Deviation propagation along a propylene glycol process using dynamic simulation: An innovative contribution to the risk evaluation

Abstract

Nowadays, quantitative risk analysis is essential for safety process management. For this purpose, dynamic simulation is an efficient tool to predict the time evolution of process parameters during deviations from normal operating conditions. There is a real interest in knowing the system behavior during malfunctions for the design of safety barriers. As a matter of fact, the knowledge of the process dynamic behavior and the profiles of the operating parameters during a degraded mode permits to provide guidelines regarding the required safety barriers.
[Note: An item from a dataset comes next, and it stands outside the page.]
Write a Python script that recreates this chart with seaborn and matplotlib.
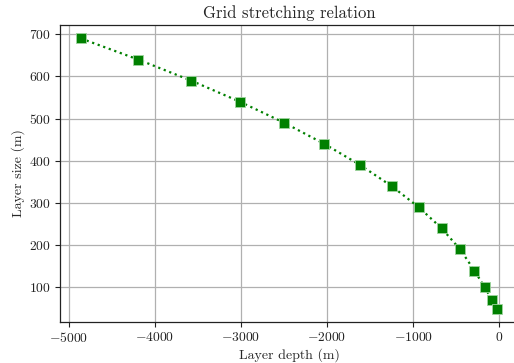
import matplotlib
matplotlib.use("Agg")
import matplotlib.pyplot as plt
import seaborn as sns
import pandas as pd

layer_depth = [-4855, -4190, -3575, -3010, -2495, -2030, -1615, -1250,
               -935, -670, -455, -290, -170, -85, -25]
layer_size = [690, 640, 590, 540, 490, 440, 390, 340, 290, 240, 190, 140, 100, 70, 50]

df = pd.DataFrame({"depth": layer_depth, "size": layer_size})

sns.set_style("ticks")
plt.rcParams["font.family"] = ["serif"]
plt.rcParams["font.serif"] = ["cmr10", "DejaVu Serif"]
plt.rcParams["mathtext.fontset"] = "cm"
plt.rcParams["axes.formatter.use_mathtext"] = True

fig = plt.figure(figsize=(5.14, 3.63), dpi=100)
ax = fig.add_axes([60.3 / 514, (363 - 322) / 363, (518 - 60.3) / 514, (322 - 25) / 363])

sns.lineplot(data=df, x="depth", y="size", ax=ax, color="green", linestyle=":",
             linewidth=1.6, marker="s", markersize=7.2, markeredgecolor="#9fd49f",
             markeredgewidth=0.6, sort=False)

ax.set_xlim(-5096, 216)
ax.set_ylim(18, 722)
ax.set_xticks([-5000, -4000, -3000, -2000, -1000, 0])
ax.set_yticks([100, 200, 300, 400, 500, 600, 700])
ax.grid(True, color="#b0b0b0", linewidth=0.9)
ax.set_axisbelow(True)
for s in ax.spines.values():
    s.set_color("#222222")
    s.set_linewidth(0.9)
ax.tick_params(direction="out", length=3.5, width=0.8, labelsize=9.8, pad=3,
               colors="#222222")
ax.set_xlabel("Layer depth (m)", fontsize=10, labelpad=2)
ax.set_ylabel("Layer size (m)", fontsize=10, labelpad=3)
ax.set_title("Grid stretching relation", fontsize=12, pad=5)

fig.savefig("out.png", dpi=100)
Nevertheless, the description of the process dynamic behavior in case of failures remains a challenge. In this study, a methodology is proposed: it combines dynamic simulation with ASPEN PLUS DYNAMICS™ 9.0 software tool, lessons learnt from accidents and risk analysis. The primary focus of this paper is on risks occurring in distillation columns, unit operation involved in the case study. The case study concerns a continuous process of propylene glycol (C3H8O2) production. The synthesis unit involves three consecutive competitive reactions leading to the formation of by-products: di and tri glycols (C6H14O3 and C9H20O4 respectively). The process is composed of a CSTR reactor and two distillation columns in series (C1 and C2). Two deviation scenarios on C1 reboiler, chosen according lessons learnt from previous accidents, are simulated and the consequences on C1 and C2 operation analysed. Overpressure, flooding and weeping occurrence are put in evidence and quantified. This work provides a new perspective on risk quantification through the analysis of deviation propagation along a process involving several unit operations.